Более того, целый ряд исследователей отмечают пессимистический характер смеха барочных писателей. И здесь уместно будет обратиться к тексту фацеции «О шуте» (Старичок-Весельчак, рассказывающий давние московские были. СПб., 1790. С. 58-63), основная канва которой в целом типична для новелл о королевском шуте: придворные, ненавидя шута за его «посмеятельство» над ними, приносят королю жалобы на него, но в конечном счете король, любящий шута, прощает последнему все его выходки. Однако параллельно этому здесь поднимаются самые серьезные проблемы этого образа, позволяющие вспомнить слова В.В. Мочаловой об образе шута в польской низовой литературе: «По сравнению с плутом и весельчаком Уленшпигелем-Совизжалом польский герой гораздо пессимистичнее, его судьба отнюдь не весела, а колпак шута на нем — это скорее знак оппозиции, чем инструмент беспечной забавы и игры» (Мочалова В.В. «Низовое» барокко в Польше. Драматургия и поэзия. // Барокко в славянских культурах. М., 1982. С.129).
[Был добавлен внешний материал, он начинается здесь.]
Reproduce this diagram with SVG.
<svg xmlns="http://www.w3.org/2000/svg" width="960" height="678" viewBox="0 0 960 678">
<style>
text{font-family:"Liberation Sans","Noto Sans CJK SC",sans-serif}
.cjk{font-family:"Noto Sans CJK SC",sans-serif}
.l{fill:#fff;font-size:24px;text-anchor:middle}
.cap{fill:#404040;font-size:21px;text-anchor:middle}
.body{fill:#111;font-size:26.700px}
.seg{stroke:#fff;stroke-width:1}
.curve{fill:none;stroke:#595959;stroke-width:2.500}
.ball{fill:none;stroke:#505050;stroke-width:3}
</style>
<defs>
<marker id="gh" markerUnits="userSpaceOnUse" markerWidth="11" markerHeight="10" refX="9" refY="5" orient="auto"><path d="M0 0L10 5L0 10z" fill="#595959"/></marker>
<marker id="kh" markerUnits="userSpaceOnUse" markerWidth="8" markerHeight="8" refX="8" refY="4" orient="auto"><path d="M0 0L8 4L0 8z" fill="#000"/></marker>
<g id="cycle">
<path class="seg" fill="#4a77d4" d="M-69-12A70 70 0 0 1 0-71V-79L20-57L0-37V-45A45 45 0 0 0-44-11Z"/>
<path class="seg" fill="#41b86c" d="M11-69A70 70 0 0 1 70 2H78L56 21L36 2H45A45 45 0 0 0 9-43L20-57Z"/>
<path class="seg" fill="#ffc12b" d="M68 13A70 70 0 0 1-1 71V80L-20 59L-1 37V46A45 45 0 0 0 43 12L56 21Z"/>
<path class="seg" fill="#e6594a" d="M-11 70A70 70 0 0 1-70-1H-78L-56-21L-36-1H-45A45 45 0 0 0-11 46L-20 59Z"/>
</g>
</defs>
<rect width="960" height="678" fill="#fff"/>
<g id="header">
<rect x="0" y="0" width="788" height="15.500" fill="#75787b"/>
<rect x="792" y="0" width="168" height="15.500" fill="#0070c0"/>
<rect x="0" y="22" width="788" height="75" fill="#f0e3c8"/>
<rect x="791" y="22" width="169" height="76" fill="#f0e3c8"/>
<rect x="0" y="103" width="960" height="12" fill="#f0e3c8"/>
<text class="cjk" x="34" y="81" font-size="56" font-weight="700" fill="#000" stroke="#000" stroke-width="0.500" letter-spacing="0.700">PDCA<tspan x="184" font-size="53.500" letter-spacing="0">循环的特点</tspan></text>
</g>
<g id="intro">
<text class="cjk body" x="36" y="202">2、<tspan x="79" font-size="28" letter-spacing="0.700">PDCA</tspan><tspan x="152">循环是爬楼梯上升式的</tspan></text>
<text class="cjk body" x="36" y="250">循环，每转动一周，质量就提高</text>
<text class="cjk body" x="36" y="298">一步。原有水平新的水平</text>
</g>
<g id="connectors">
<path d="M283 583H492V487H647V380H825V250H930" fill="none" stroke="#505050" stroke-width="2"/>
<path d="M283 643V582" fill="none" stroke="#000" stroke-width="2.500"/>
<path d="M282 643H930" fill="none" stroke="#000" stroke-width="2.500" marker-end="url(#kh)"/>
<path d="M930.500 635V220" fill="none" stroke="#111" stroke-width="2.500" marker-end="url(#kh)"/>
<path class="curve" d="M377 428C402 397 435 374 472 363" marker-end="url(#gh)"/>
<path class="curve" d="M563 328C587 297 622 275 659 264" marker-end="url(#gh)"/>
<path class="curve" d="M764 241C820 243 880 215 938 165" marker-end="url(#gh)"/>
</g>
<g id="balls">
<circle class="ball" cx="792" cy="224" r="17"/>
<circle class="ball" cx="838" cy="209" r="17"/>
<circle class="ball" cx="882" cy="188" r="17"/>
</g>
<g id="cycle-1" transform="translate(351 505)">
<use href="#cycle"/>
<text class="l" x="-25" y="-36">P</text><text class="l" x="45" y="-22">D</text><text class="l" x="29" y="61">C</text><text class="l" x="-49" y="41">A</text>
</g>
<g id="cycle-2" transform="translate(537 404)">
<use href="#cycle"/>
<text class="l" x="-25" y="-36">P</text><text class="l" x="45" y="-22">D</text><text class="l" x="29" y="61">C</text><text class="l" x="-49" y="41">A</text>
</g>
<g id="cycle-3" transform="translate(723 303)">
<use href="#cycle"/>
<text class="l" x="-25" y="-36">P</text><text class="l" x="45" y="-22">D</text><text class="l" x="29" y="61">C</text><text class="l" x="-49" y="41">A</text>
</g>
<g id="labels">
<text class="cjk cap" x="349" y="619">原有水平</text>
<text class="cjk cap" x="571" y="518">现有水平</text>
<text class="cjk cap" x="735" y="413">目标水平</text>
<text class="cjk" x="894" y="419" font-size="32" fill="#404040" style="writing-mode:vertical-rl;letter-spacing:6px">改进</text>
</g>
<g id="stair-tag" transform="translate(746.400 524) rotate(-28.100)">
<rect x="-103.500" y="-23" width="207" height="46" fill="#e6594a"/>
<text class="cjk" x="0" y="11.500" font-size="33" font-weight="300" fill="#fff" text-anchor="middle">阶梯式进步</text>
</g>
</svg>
Прежде всего, «куриозность», «увеселительность», а также смелость и решительность трактуются как природные свойства шута. Они заставляют его постоянно ходить по лезвию ножа, балансировать между любовью и ненавистью, между милостью и изгнанием. Взаимоотношения шута с королем тоже чрезвычайно сложны: не только шут не может жить ни в каком другом месте, но и король ощущает пустоту, когда рядом с ним нет шута; в рассказе о мнимой смерти шута это проявляется со всей очевидностью. И хотя новелла заканчивается благополучно: шут навсегда остался при королевском дворе и был вознагражден — все же общее впечатление далеко не оптимистичное. Способствует этому и насыщенность второй части новеллы образами печали, скорби и смерти: «разве хощешь, чтоб тебя казнили», «в дом свой печален пришел», «мертв лежит», «которые его любили, те много о нем тужили», «скорбели некоторые о сущем жены его горе», «жена неутешно рыдает», «кого погребают, чье тело так честно провожают», «ах! жаль» (выделено мною. — А.А.).
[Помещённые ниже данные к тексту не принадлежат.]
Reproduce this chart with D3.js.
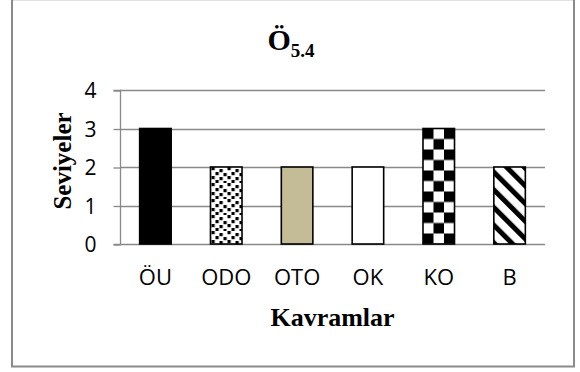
<!DOCTYPE html>
<html>
<head>
<meta charset="utf-8">
<script src="https://cdn.jsdelivr.net/npm/d3@7/dist/d3.min.js"></script>
<style>
  html, body { margin: 0; padding: 0; background: #fff; }
  svg { display: block; }
</style>
</head>
<body>
<svg id="chart" width="580" height="372"></svg>
<script>
// Concepts on the x axis and their levels
const categories = ["ÖU", "ODO", "OTO", "OK", "KO", "B"];
const levels = [3, 2, 2, 2, 3, 2];
const yTicks = [0, 1, 2, 3, 4];
const titleMain = "Ö";
const titleSub = "5.4";
const xTitle = "Kavramlar";
const yTitle = "Seviyeler";

const plot = { left: 120, right: 545, top: 90, bottom: 244 };
const gridColor = "#898989";
const serif = "'Liberation Serif', 'Times New Roman', serif";
const sans = "'Open Sans', 'Noto Sans', sans-serif";

const svg = d3.select("#chart");

const x = d3.scaleBand()
  .domain(categories)
  .range([plot.left, plot.right])
  .paddingInner(0.555)
  .paddingOuter(0.2775);

const y = d3.scaleLinear()
  .domain([0, 4])
  .range([plot.bottom, plot.top]);

// Fill styles per concept
const defs = svg.append("defs");

// scattered squares
const conf = defs.append("pattern")
  .attr("id", "p-confetti")
  .attr("patternUnits", "userSpaceOnUse")
  .attr("width", 16).attr("height", 16)
  .attr("x", x("ODO")).attr("y", y(2));
conf.append("rect").attr("width", 16).attr("height", 16).attr("fill", "#fff");
[[1,0],[9,2],[5,5],[13,6],[1,9],[9,10],[5,13],[13,14],[-3,6]].forEach(([cx, cy]) => {
  conf.append("rect").attr("x", cx).attr("y", cy).attr("width", 3.2).attr("height", 3.2).attr("fill", "#000");
});

// checkerboard
const cs = 10.5;
const chk = defs.append("pattern")
  .attr("id", "p-check")
  .attr("patternUnits", "userSpaceOnUse")
  .attr("width", cs * 2).attr("height", cs * 2)
  .attr("x", x("KO")).attr("y", y(3));
chk.append("rect").attr("width", cs * 2).attr("height", cs * 2).attr("fill", "#fff");
chk.append("rect").attr("x", 0).attr("y", 0).attr("width", cs).attr("height", cs).attr("fill", "#000");
chk.append("rect").attr("x", cs).attr("y", cs).attr("width", cs).attr("height", cs).attr("fill", "#000");

// diagonal stripes running down to the right
const str = defs.append("pattern")
  .attr("id", "p-stripe")
  .attr("patternUnits", "userSpaceOnUse")
  .attr("width", 12.5).attr("height", 12.5)
  .attr("patternTransform", "rotate(-45)");
str.append("rect").attr("width", 12.5).attr("height", 12.5).attr("fill", "#fff");
str.append("rect").attr("x", 0).attr("width", 5).attr("height", 12.5).attr("fill", "#000");

const fills = ["#000000", "url(#p-confetti)", "#c4bc96", "#ffffff", "url(#p-check)", "url(#p-stripe)"];

// Outer chart frame
svg.append("line").attr("x1", 11).attr("x2", 575).attr("y1", 0.5).attr("y2", 0.5)
  .attr("stroke", "#e2e2e2").attr("stroke-width", 1);
svg.append("path")
  .attr("d", `M12,0 V366.5 H574 V0`)
  .attr("fill", "none").attr("stroke", "#8a8a8a").attr("stroke-width", 2);

// Horizontal gridlines
svg.append("g")
  .selectAll("line")
  .data(yTicks)
  .join("line")
  .attr("x1", plot.left).attr("x2", plot.right)
  .attr("y1", d => Math.round(y(d)) + 0.5)
  .attr("y2", d => Math.round(y(d)) + 0.5)
  .attr("stroke", gridColor).attr("stroke-width", 1.3);

// Y axis
const yAxis = d3.axisLeft(y).tickValues(yTicks).tickSize(7).tickPadding(17).tickFormat(d3.format("d"));
const gy = svg.append("g")
  .attr("transform", `translate(${plot.left + 0.5},0.5)`)
  .call(yAxis);
gy.select(".domain").attr("stroke", gridColor).attr("stroke-width", 1.3).attr("d", `M-7,${Math.round(y(4))}H0V${Math.round(y(0))}H-7`);
gy.selectAll(".tick line").attr("stroke", gridColor).attr("stroke-width", 1.3);
gy.selectAll(".tick text")
  .attr("font-family", sans).attr("font-size", 21).attr("fill", "#000").attr("dy", "0.35em");

// X axis labels
const xAxis = d3.axisBottom(x).tickSize(0).tickPadding(25);
const gx = svg.append("g")
  .attr("transform", `translate(0,${plot.bottom})`)
  .call(xAxis);
gx.select(".domain").remove();
gx.selectAll(".tick text")
  .attr("font-family", sans).attr("font-size", 22).attr("fill", "#000");

// Bars
svg.append("g")
  .selectAll("rect")
  .data(categories.map((c, i) => ({ c, v: levels[i], f: fills[i] })))
  .join("rect")
  .attr("x", d => x(d.c))
  .attr("y", d => y(d.v))
  .attr("width", x.bandwidth())
  .attr("height", d => y(0) - y(d.v))
  .attr("fill", d => d.f)
  .attr("stroke", "#000")
  .attr("stroke-width", 1.6);

// Title with subscript
const title = svg.append("text")
  .attr("x", 291).attr("y", 50)
  .attr("text-anchor", "middle")
  .attr("font-family", serif).attr("font-weight", "bold")
  .attr("font-size", 30).attr("fill", "#000");
title.append("tspan").text(titleMain);
title.append("tspan").attr("font-size", 19).attr("dy", 7).text(titleSub);

// Axis titles
svg.append("text")
  .attr("x", (plot.left + plot.right) / 2).attr("y", 326)
  .attr("text-anchor", "middle")
  .attr("font-family", serif).attr("font-weight", "bold")
  .attr("font-size", 26).attr("fill", "#000")
  .text(xTitle);

svg.append("text")
  .attr("transform", `translate(71,161) rotate(-90)`)
  .attr("text-anchor", "middle")
  .attr("font-family", serif).attr("font-weight", "bold")
  .attr("font-size", 25).attr("fill", "#000")
  .text(yTitle);
</script>
</body>
</html>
Итак, рассмотренные тексты показали, что русские стихотворные фацеции XVIII в. вполне возможно сопоставить с явлениями других славянских культур, определяемыми исследователями как черты «низового» барокко. Эти возможности сопоставления, как представляется, не следует преувеличивать или возводить в абсолют. А.В. Липатов отмечал в свое время, что «барокко в России не являло собой облик эпохи, как, например, это было в Польше XVII — первой половины XVIII века», но «все, приходившее из Польши… к восточным славянам, было проникнуто барочным духом и облечено в барочную форму» (Липатов А.В. Литературный облик польского барокко и проблемы изучения древнерусской литературы // Славянское барокко. М., 1979. С. 97). И представляется важным именно с этой точки зрения подходить к явлениям не только «высокого», но и «низового» барокко.